Groups Survey Poorly Lit Areas on Campus

Groups Survey Poorly Lit Areas on Campus

In an effort to reduce crime and sexual assault while also cutting power consumption at night at UCSD, several student and faculty groups are currently working to improve lighting on campus and are conducting annual walks around campus to find poorly lit spots. This goal is expected to be completed by the end of 2017. 

On Jan. 8, representatives from Campus Crime Prevention, the Sexual Assault & Violence Prevention Resource Center, Housing Dining and Hospitality and Transportation Services, among others, attended the latest in a series of evening walks to find areas on campus that are most in need of additional lighting.

They had met three times before to audit graduate housing, undergraduate housing areas and the Scripps Institution of Oceanography. Nancy Wahlig, director of SARC, helped organize the walks and explained that the lighting audit had been held annually for the past 20 years. It gradually expanded over time to include more cross-departmental cooperation and student input.

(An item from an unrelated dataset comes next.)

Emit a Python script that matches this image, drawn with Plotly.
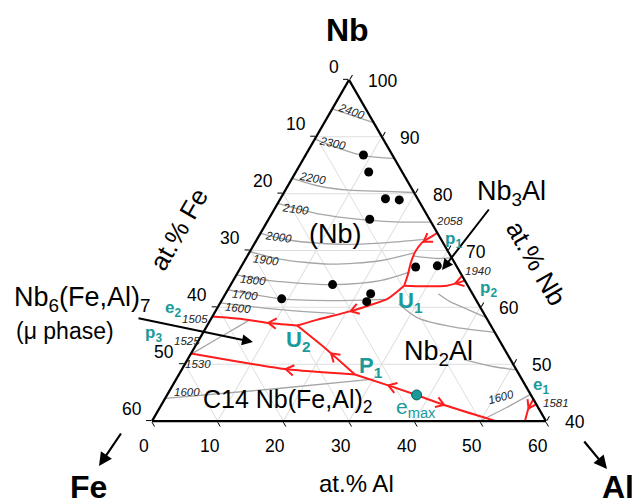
import math
import plotly.graph_objects as go

W, H = 632, 504
FONT = "Liberation Sans, Arial, sans-serif"
RED = "#ff1c1c"
TEAL = "#1b9a9a"
GREY = "#a6a6a6"
GRID = "#dedede"

# ---------------- axis ticks (at.%) ----------------
fe_ticks = [0, 10, 20, 30, 40, 50, 60]
nb_ticks = [100, 90, 80, 70, 60, 50, 40]
al_ticks = [0, 10, 20, 30, 40, 50, 60]

# ---------------- alloy compositions (at.%) ----------------
alloy_nb = [86.8, 83.8, 79.1, 78.9, 75.5, 67.1, 67.3, 64.0, 61.5, 62.4, 61.0]
alloy_fe = [4.4, 5.1, 4.9, 2.9, 9.1, 6.3, 2.9, 20.5, 29.5, 15.5, 16.8]
alloy_al = [8.8, 11.1, 16.0, 18.2, 15.4, 26.6, 29.8, 15.5, 9.0, 22.1, 22.2]

# saddle point on the C14 / Nb2Al valley
emax_nb, emax_fe, emax_al = [44.6], [17.4], [38.0]

# ---------------- monovariant valleys, ordered with falling temperature ----------------
p1_u1_nb = [73.1, 72.3, 71.3, 69.8, 67.8, 65.7, 63.8]
p1_u1_fe = [0.0, 1.5, 3.3, 5.0, 6.7, 8.2, 9.7]
p1_u1_al = [26.9, 26.2, 25.4, 25.2, 25.5, 26.1, 26.5]

p2_u1_nb = [64.7, 63.8, 63.7, 63.8]
p2_u1_fe = [0.0, 3.2, 6.9, 9.7]
p2_u1_al = [35.3, 33.0, 29.4, 26.5]

u1_u2_nb = [63.8, 61.6, 60.2, 59.3, 57.8, 56.8]
u1_u2_fe = [9.7, 13.2, 17.2, 20.2, 26.0, 29.5]
u1_u2_al = [26.5, 25.2, 22.6, 20.5, 16.2, 13.7]

u2_e2_nb = [56.8, 57.3, 58.0, 58.4]
u2_e2_fe = [29.5, 33.9, 37.6, 41.6]
u2_e2_al = [13.7, 8.8, 4.4, 0.0]

P1_u2_nb = [48.2, 52.6, 56.8]
P1_u2_fe = [25.0, 27.1, 29.5]
P1_u2_al = [26.8, 20.3, 13.7]

P1_p3_nb = [48.2, 49.1, 50.4, 51.9]
P1_p3_fe = [25.0, 34.9, 41.4, 48.1]
P1_p3_al = [26.8, 16.0, 8.2, 0.0]

emax_P1_nb = [44.6, 46.2, 48.2]
emax_P1_fe = [17.4, 20.7, 25.0]
emax_P1_al = [38.0, 33.1, 26.8]

emax_out_nb = [44.6, 42.7, 40.0]
emax_out_fe = [17.4, 13.8, 7.6]
emax_out_al = [38.0, 43.5, 52.4]

e1_nb = [43.85, 42.1, 40.0]
e1_fe = [0.0, 1.65, 3.2]
e1_al = [56.15, 56.25, 56.8]

# position of the flow arrow along each valley (fraction of its length)
valleys = [
    (p1_u1_nb, p1_u1_fe, p1_u1_al, 0.25),
    (p2_u1_nb, p2_u1_fe, p2_u1_al, 0.16),
    (u1_u2_nb, u1_u2_fe, u1_u2_al, 0.52),
    (u2_e2_nb, u2_e2_fe, u2_e2_al, 0.34),
    (P1_u2_nb, P1_u2_fe, P1_u2_al, 0.42),
    (P1_p3_nb, P1_p3_fe, P1_p3_al, 0.42),
    (emax_P1_nb, emax_P1_fe, emax_P1_al, 0.46),
    (emax_out_nb, emax_out_fe, emax_out_al, 0.35),
    (e1_nb, e1_fe, e1_al, 0.45),
]

# ---------------- liquidus isotherms ----------------
iso_2400 = ([94.9, 93.6, 92.5], [5.1, 2.3, 0.0], [0.0, 4.1, 7.5])
iso_2300 = ([89.6, 87.9, 86.7, 86.2], [10.4, 7.4, 4.5, 0.0], [0.0, 4.7, 8.8, 13.8])
iso_2200 = ([82.7, 81.3, 80.6, 80.4, 80.2], [17.3, 13.8, 9.6, 4.3, 0.0], [0.0, 4.9, 9.8, 15.3, 19.8])
iso_2100 = ([78.3, 76.4, 75.3, 75.0, 75.0], [21.7, 16.2, 9.1, 4.7, 0.0], [0.0, 7.4, 15.6, 20.3, 25.0])
iso_2000 = ([73.0, 71.8, 71.1, 71.3, 72.0], [27.0, 23.1, 15.8, 9.6, 2.1], [0.0, 5.1, 13.1, 19.1, 25.9])
iso_1900 = ([69.8, 68.5, 67.6, 68.2, 69.6], [30.2, 26.3, 19.1, 11.2, 5.3], [0.0, 5.2, 13.3, 20.6, 25.1])
iso_1800 = ([65.7, 64.7, 64.0, 64.7, 66.2], [34.3, 29.7, 20.4, 12.9, 7.7], [0.0, 5.6, 15.6, 22.4, 26.1])
iso_1700 = ([63.1, 61.5, 61.2, 61.4], [36.9, 29.4, 20.8, 13.8], [0.0, 9.1, 18.0, 24.8])
iso_1600 = ([60.8, 59.6, 58.9], [39.2, 30.7, 22.7], [0.0, 9.7, 18.4])
iso_nb3al = ([69.0, 68.6, 68.7], [5.6, 2.5, 0.0], [25.4, 28.9, 31.3])
iso_nb2al_a = ([62.4, 61.0, 59.7, 58.2], [5.2, 4.1, 2.2, 0.0], [32.4, 34.9, 38.1, 41.8])
iso_nb2al_b = ([60.6, 58.1, 56.6, 55.6], [12.1, 10.4, 6.1, 0.0], [27.3, 31.5, 37.3, 44.4])
iso_nb2al_c = ([50.8, 49.6, 49.0], [7.1, 3.3, 0.0], [42.1, 47.1, 51.0])
iso_c14 = ([44.0, 45.6, 47.4], [56.0, 39.2, 22.6], [0.0, 15.2, 30.0])
iso_mu = ([51.7, 54.8, 57.8], [48.3, 42.2, 36.2], [0.0, 3.0, 6.0])
iso_al_rich = ([40.0, 42.4, 44.7], [10.1, 4.8, 0.0], [49.9, 52.8, 55.3])
isotherms = [iso_2400, iso_2300, iso_2200, iso_2100, iso_2000, iso_1900, iso_1800,
             iso_1700, iso_1600, iso_nb3al, iso_nb2al_a, iso_nb2al_b, iso_nb2al_c,
             iso_c14, iso_mu, iso_al_rich]

# ---------------- ternary frame geometry ----------------
DOM_X = [152 / W, 546 / W]
DOM_Y = [1 - 422 / H, 1 - 79 / H]
SIDE_PX = (DOM_X[1] - DOM_X[0]) * W
PX_PER_UNIT = SIDE_PX / 60.0          # the visible triangle spans 60 at.%
S3 = math.sqrt(3)
CX = (DOM_X[0] + DOM_X[1]) / 2 * W
BOTTOM = (1 - (DOM_Y[0] + DOM_Y[1]) / 2) * H + SIDE_PX * S3 / 4


def to_xy(nb, fe, al):
    s = nb + fe + al
    nb, fe, al = 100 * nb / s, 100 * fe / s, 100 * al / s
    return (al - fe) / 2.0, nb * S3 / 2.0


def to_abc(x, y):
    nb = 2 * y / S3
    rest = 100 - nb
    return nb, (rest - 2 * x) / 2.0, (rest + 2 * x) / 2.0


def to_px(nb, fe, al):
    """Screen position (pixels, y downwards) of a composition in the frame."""
    x, y = to_xy(nb, fe, al)
    return CX + x * PX_PER_UNIT, BOTTOM - (y - 40 * S3 / 2) * PX_PER_UNIT


def chevron(nbs, fes, als, frac, wing_px=9.5, half_angle=33.0):
    pts = [to_xy(a, b, c) for a, b, c in zip(nbs, fes, als)]
    seg = [math.dist(pts[i], pts[i + 1]) for i in range(len(pts) - 1)]
    target = frac * sum(seg)
    acc = 0.0
    for i, L in enumerate(seg):
        if acc + L >= target or i == len(seg) - 1:
            t = (target - acc) / L
            (x0, y0), (x1, y1) = pts[i], pts[i + 1]
            tip = (x0 + t * (x1 - x0), y0 + t * (y1 - y0))
            ux, uy = (x1 - x0) / L, (y1 - y0) / L
            break
        acc += L
    wl = wing_px / PX_PER_UNIT
    out = []
    for sgn in (1, -1):
        ang = math.radians(sgn * half_angle)
        bx = -(ux * math.cos(ang) - uy * math.sin(ang))
        by = -(ux * math.sin(ang) + uy * math.cos(ang))
        out.append((tip[0] + wl * bx, tip[1] + wl * by))
    return [to_abc(*out[0]), to_abc(*tip), to_abc(*out[1])]


fig = go.Figure()

# isotherms
for nbs, fes, als in isotherms:
    fig.add_trace(go.Scatterternary(
        a=nbs, b=fes, c=als, mode="lines",
        line=dict(color=GREY, width=1.3, shape="spline", smoothing=0.8),
        hoverinfo="skip", showlegend=False))

# valleys and flow chevrons
chev_a, chev_b, chev_c = [], [], []
for nbs, fes, als, frac in valleys:
    fig.add_trace(go.Scatterternary(
        a=nbs, b=fes, c=als, mode="lines",
        line=dict(color=RED, width=2, shape="spline", smoothing=0.6),
        hoverinfo="skip", showlegend=False))
    for a, b, c in chevron(nbs, fes, als, frac):
        chev_a.append(a); chev_b.append(b); chev_c.append(c)
    chev_a.append(None); chev_b.append(None); chev_c.append(None)
fig.add_trace(go.Scatterternary(
    a=chev_a, b=chev_b, c=chev_c, mode="lines", connectgaps=False,
    line=dict(color=RED, width=2), hoverinfo="skip", showlegend=False))

# alloys
fig.add_trace(go.Scatterternary(
    a=alloy_nb, b=alloy_fe, c=alloy_al, mode="markers",
    marker=dict(color="black", size=9), showlegend=False))
fig.add_trace(go.Scatterternary(
    a=emax_nb, b=emax_fe, c=emax_al, mode="markers",
    marker=dict(color=TEAL, size=10, line=dict(color="#0d5c5c", width=1)),
    showlegend=False))

axis_common = dict(
    showticklabels=False, ticks="outside", ticklen=5, tickwidth=1, tickcolor="black",
    linecolor="black", linewidth=2.2, showgrid=True, gridcolor=GRID, gridwidth=1,
    title=dict(text=""), dtick=10,
)

fig.update_layout(
    width=W, height=H,
    margin=dict(l=0, r=0, t=0, b=0),
    paper_bgcolor="white",
    font=dict(family=FONT, color="black"),
    ternary=dict(
        sum=100, bgcolor="white",
        domain=dict(x=DOM_X, y=DOM_Y),
        aaxis=dict(min=40, **axis_common),
        baxis=dict(min=0, **axis_common),
        caxis=dict(min=0, **axis_common),
    ),
)


def px(x):
    return x / W


def py(y):
    return 1 - y / H


notes = []


def note(text, x, y, size, color="black", angle=0, xanchor="center", italic=False):
    f = dict(family=FONT, size=size, color=color)
    if italic:
        f["style"] = "italic"
    notes.append(dict(text=text, x=px(x), y=py(y), xref="paper", yref="paper",
                      xanchor=xanchor, yanchor="middle", showarrow=False,
                      font=f, textangle=angle, borderpad=0))


def arrow(x0, y0, x1, y1, width=2.2, size=1.2):
    notes.append(dict(text="", x=px(x1), y=py(y1), xref="paper", yref="paper",
                      ax=x0 - x1, ay=y0 - y1, showarrow=True, arrowhead=2,
                      arrowsize=size, arrowwidth=width, arrowcolor="black"))


# tick labels sit on the outward extension of each grid line
TICK = 17.5
for v in fe_ticks:
    x, y = to_px(100 - v, v, 0)
    note(str(v), x - 9.5, y - 12.5, TICK, xanchor="right")
for v in nb_ticks:
    x, y = to_px(v, 0, 100 - v)
    note(str(v), x + 17.5, y + 1, TICK, xanchor="left")
for v in al_ticks:
    x, y = to_px(40, 60 - v, v)
    note(str(v), x - 8, y + 25, TICK)

# corner elements and axis captions
note("<b>Nb</b>", 347, 30, 32)
note("<b>Fe</b>", 88, 487, 32)
note("<b>Al</b>", 618, 487, 32)
note("at.% Al", 356, 483, 24)
note("at.% Fe", 179, 229, 26, angle=-60)
note("at.% Nb", 536, 263, 26, angle=60)
arrow(122, 432, 99, 466)
arrow(583, 440, 607, 469)

# phase fields
note("(Nb)", 336, 234, 27)
note("Nb<sub>3</sub>Al", 511, 193, 27)
note("Nb<sub>2</sub>Al", 438, 353, 27)
note("C14 Nb(Fe,Al)<sub>2</sub>", 288, 401, 25)
note("Nb<sub>6</sub>(Fe,Al)<sub>7</sub>", 82, 299, 27)
note("(\u03bc phase)", 65, 331, 23)
arrow(490, 208, 442, 270, width=2, size=1.1)
arrow(137, 318, 253, 342, width=2, size=1.1)

# invariant points
note("<b>p<sub>1</sub></b>", 453, 240, 17, TEAL)
note("<b>p<sub>2</sub></b>", 488, 289, 17, TEAL)
note("<b>U<sub>1</sub></b>", 410, 302, 22, TEAL)
note("<b>U<sub>2</sub></b>", 298, 341, 22, TEAL)
note("<b>P<sub>1</sub></b>", 371, 367, 22, TEAL)
note("e<sub>max</sub>", 416, 408, 21, TEAL)
note("<b>e<sub>1</sub></b>", 541, 386, 17, TEAL)
note("<b>e<sub>2</sub></b>", 173, 309, 17, TEAL)
note("<b>p<sub>3</sub></b>", 153, 334, 17, TEAL)

# temperatures (deg C)
for t, x, y, ang in [
    ("2400", 351, 111, 20), ("2300", 332, 143, 12), ("2200", 312, 178, 10),
    ("2100", 295, 209, 8), ("2000", 278, 237, 8), ("1900", 266, 260, 8),
    ("1800", 253, 280, 6), ("1700", 245, 295, 6), ("1600", 238, 308, 6),
    ("2058", 449, 221, 0), ("1940", 478, 271, 0), ("1505", 195, 319, 0),
    ("1525", 187, 341, 0), ("1530", 198, 364, 0), ("1600", 187, 392, 0),
    ("1600", 501, 397, -15), ("1581", 556, 403, 0),
]:
    note(t, x, y, 11.5, "#222222", angle=ang, italic=True)

fig.update_layout(annotations=notes)
fig.write_html("out.html")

Some of the noted areas of concern on the audit and night walk last Thursday were in Earl Warren College Mall, the Geisel snake path, the bike racks in the School of Medicine and around the Rady School of Management. Although parts of these areas are lit, the current sodium lights do not provide adequate illumination. Their yellow color and low luminosity create dark shadows off the path and make it hard to distinguish colored features. The groups also noted areas where lights were burned out or blocked by foliage.

Warren College senior Shayla Wilson expressed her safety concerns about parts of campus and explained that women would feel safer if the campus provided better lighting.

“In Warren, a lot of the lights are out, and there’s a lot of overgrowth on the path,” Wilson told the UCSD Guardian. “I can’t see who could potentially be in my surroundings. I could say the same thing about when I bike through the medical school or when I park out toward the [Torrey Pines] Gliderport.”

UCSD Assistant Energy Manager Anna Levitt explained that in addition to violence prevention, the university will be reducing its energy costs by $45,000 per year. The university plans to accomplish this by replacing the yellow sodium streetlights around campus with LED lights, which will require maintenance every 12 years instead of every three.

“We’re in the process of transitioning to the most efficient lights possible,” Levitt told the Guardian. “LED’s are probably 30 percent more efficient than the low-pressure sodium lights and last at least three times longer. From a sustainability and maintenance cost perspective, that’s great, since Facilities Management is constantly replacing the orange lights.”

The cost associated with replacing old lamp poles and installing new ones will be $650,000. However, UCSD will be eligible for a $120,000 reimbursement from San Diego Gas and Electric as an incentive to cut emissions. The project is projected to pay for itself in 10 years. Similar work has been done in the past, and light retrofits in 2011 and 2012 saved the university $210,000 and $90,000 per year, respectively. Their efficiency will also contribute to UCSD’s goal of reducing its net carbon footprint to zero by 2025.